An antenna amplifier is a really bad idea. Achieving better radio reception means improving the strength of the signal that you want to listen to relative to the noise that you want to avoid. An antenna amplifier can't discriminate between the signal and the noise, it boosts both exactly the same, so your signal-to-noise ratio is not improved, and you yield no improvement; in fact in the case of strong stations you'll end up introducing noise problems by overloading the front end of the radio.
The solution can only be provided by the design engineers, and purchasing folks at Volvo who specified the poor audio system, mostly to save money. Good radio reception involves a really well designed and executed radio front end, coupled with a critically executed glass antenna, and that's a much harder task than it sounds. It is infinitely more difficult to achieve mast antenna performance with a glass antenna. Getting close to mast antenna performance involves multiple tuners with multiple antenna grids in different locations on the car, coupled with critically designed and fine-tuned software to real-time sample the signal through different signal paths, and imperceptably switch from one antenna to the other to achieve the best performance and minimize the effects of radio disturbance noise. Accomplishing this more than doubles the cost of the tuner pack in the radio, results in a sophisticated and expensive antenna amplifier, and costly multiple antenna grids in remote locations on the car. You can find these types of solutions in almost every luxury car. Volvo on the other hand uses a single tuner front-end on the radio with a simple antenna amplifier and single-stage antenna grid.
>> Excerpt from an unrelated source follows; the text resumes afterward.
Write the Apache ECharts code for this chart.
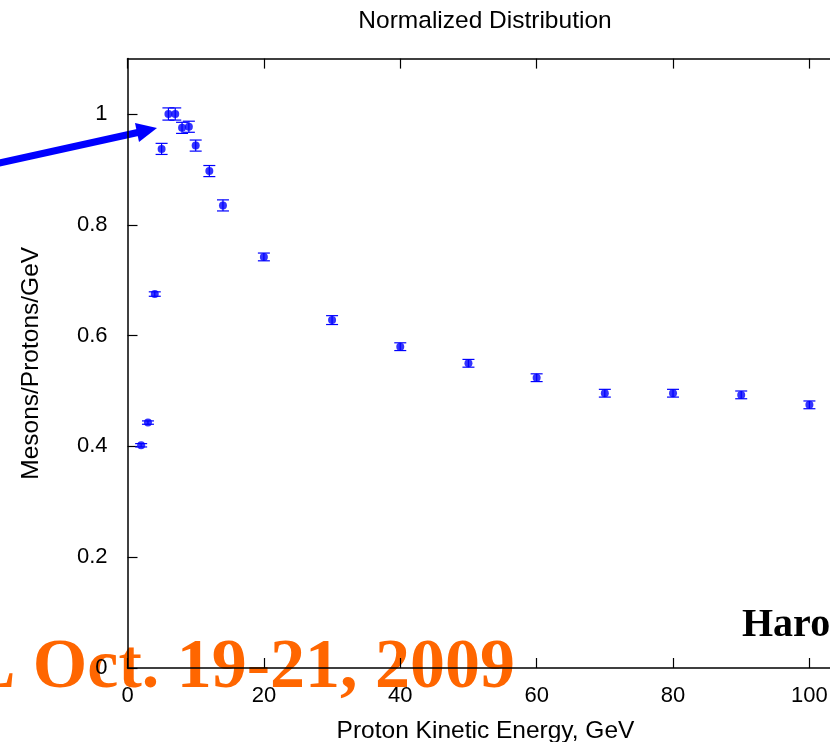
<!DOCTYPE html>
<html>
<head>
<meta charset="utf-8">
<script src="https://cdn.jsdelivr.net/npm/echarts@6/dist/echarts.min.js"></script>
<style>
  html, body { margin: 0; padding: 0; background: #fff; }
  #chart { width: 830px; height: 742px; }
</style>
</head>
<body>
<div id="chart"></div>
<script>
// Proton kinetic energy (GeV)
const energies = [2, 3, 4, 5, 6, 7, 8, 9, 10, 12, 14, 20, 30, 40, 50, 60, 70, 80, 90, 100];
// Mesons per proton per GeV, normalized
const ratios = [0.402, 0.443, 0.675, 0.937, 1.000, 1.000, 0.975, 0.977, 0.943, 0.897, 0.835,
                0.742, 0.628, 0.580, 0.550, 0.524, 0.496, 0.496, 0.493, 0.475];
// Statistical uncertainty on each ratio
const errors = [0.003, 0.003, 0.004, 0.010, 0.011, 0.011, 0.010, 0.010, 0.010, 0.010, 0.010,
                0.007, 0.008, 0.007, 0.007, 0.007, 0.007, 0.007, 0.007, 0.007];

const xTicks = { min: 0, max: 105, interval: 20 };
const yTicks = { min: 0, max: 1.1, interval: 0.2 };

const points = energies.map((e, i) => [e, ratios[i]]);
const bars = energies.map((e, i) => [e, ratios[i] - errors[i], ratios[i] + errors[i]]);

const FONT = '"Liberation Sans", Arial, sans-serif';
const SERIF = '"Liberation Serif", "Times New Roman", serif';
const BLUE = '#0000ff';
const labelStyle = { color: '#000', fontFamily: FONT, fontSize: 22 };
const nameStyle = { color: '#000', fontFamily: FONT, fontSize: 24.5 };

const chart = echarts.init(document.getElementById('chart'), null, { renderer: 'canvas' });

function frameAxis(extra) {
  return Object.assign({
    type: 'value',
    axisLine: { show: true, onZero: false, lineStyle: { color: '#000', width: 1.5 } },
    axisTick: { show: true, inside: true, length: 10, lineStyle: { color: '#000', width: 1.2 } },
    splitLine: { show: false }
  }, extra);
}

chart.setOption({
  animation: false,
  backgroundColor: '#fff',
  grid: {
    left: 127.5, top: 58.6, width: 716, height: 609.4,
    containLabel: false, outerBoundsMode: 'none'
  },
  xAxis: [
    frameAxis({
      position: 'bottom', min: xTicks.min, max: xTicks.max, interval: xTicks.interval,
      axisLabel: Object.assign({ margin: 17, showMaxLabel: false }, labelStyle),
      name: 'Proton Kinetic Energy, GeV', nameLocation: 'middle', nameGap: 51,
      nameTextStyle: nameStyle
    }),
    frameAxis({
      position: 'top', min: xTicks.min, max: xTicks.max, interval: xTicks.interval,
      axisLabel: { show: false }
    })
  ],
  yAxis: [
    frameAxis({
      position: 'left', min: yTicks.min, max: yTicks.max, interval: yTicks.interval,
      axisLabel: Object.assign({ margin: 20, showMaxLabel: false }, labelStyle),
      name: 'Mesons/Protons/GeV', nameLocation: 'middle', nameGap: 84,
      nameTextStyle: nameStyle
    }),
    frameAxis({
      position: 'right', min: yTicks.min, max: yTicks.max, interval: yTicks.interval,
      axisLabel: { show: false }
    })
  ],
  series: [
    {
      name: 'errors',
      type: 'custom',
      data: bars,
      z: 3,
      renderItem: function (params, api) {
        const x = api.value(0);
        const lo = api.coord([x, api.value(1)]);
        const hi = api.coord([x, api.value(2)]);
        const cap = 6;
        const style = { stroke: BLUE, lineWidth: 1.2 };
        return {
          type: 'group',
          children: [
            { type: 'line', shape: { x1: lo[0], y1: lo[1], x2: hi[0], y2: hi[1] }, style: style },
            { type: 'line', shape: { x1: lo[0] - cap, y1: lo[1], x2: lo[0] + cap, y2: lo[1] }, style: style },
            { type: 'line', shape: { x1: hi[0] - cap, y1: hi[1], x2: hi[0] + cap, y2: hi[1] }, style: style }
          ]
        };
      }
    },
    {
      name: 'ratio',
      type: 'scatter',
      data: points,
      symbol: 'circle',
      symbolSize: 8,
      itemStyle: { color: BLUE },
      z: 4
    }
  ],
  graphic: [
    {
      type: 'text', x: 485, y: 21, z: 10,
      style: { text: 'Normalized Distribution', fill: '#000', font: '24.5px ' + FONT,
               textAlign: 'center', textVerticalAlign: 'middle' }
    },
    {
      type: 'text', x: 515, y: 704, z: -10,
      style: { text: 'L Oct. 19-21, 2009', fill: '#ff6600', font: 'bold 70px ' + SERIF,
               textAlign: 'right', textVerticalAlign: 'bottom' }
    },
    {
      type: 'text', x: 742, y: 646, z: 10,
      style: { text: 'Haro', fill: '#000', font: 'bold 40px ' + SERIF,
               textAlign: 'left', textVerticalAlign: 'bottom' }
    },
    {
      // pointer arrow toward the peak
      type: 'group', z: 20,
      children: [
        { type: 'line', shape: { x1: -5, y1: 164, x2: 140, y2: 132 },
          style: { stroke: BLUE, lineWidth: 7 } },
        { type: 'polygon', shape: { points: [[157, 128], [135, 123], [139, 142]] },
          style: { fill: BLUE } }
      ]
    }
  ]
});
</script>
</body>
</html>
Volvo's design engineers then remove almost all of the treble response from the audio system to attempt to mask the resulting disturbance noise that manifests itself most annoyingly with high frequencies. The result is lousy reception with awful fidelity, but it saves them gobs of money, and most folks are happy with the good mid-bass response that Volvo tunes the sound-systems to reproduce. A disaster for anyone who appreciates good sound fidelity, but the generally favorable response that Volvo has gotten for their modern audio systems, I think demonstrates that they have probably made a cost-effective choice for the average customer that doesn't know the difference.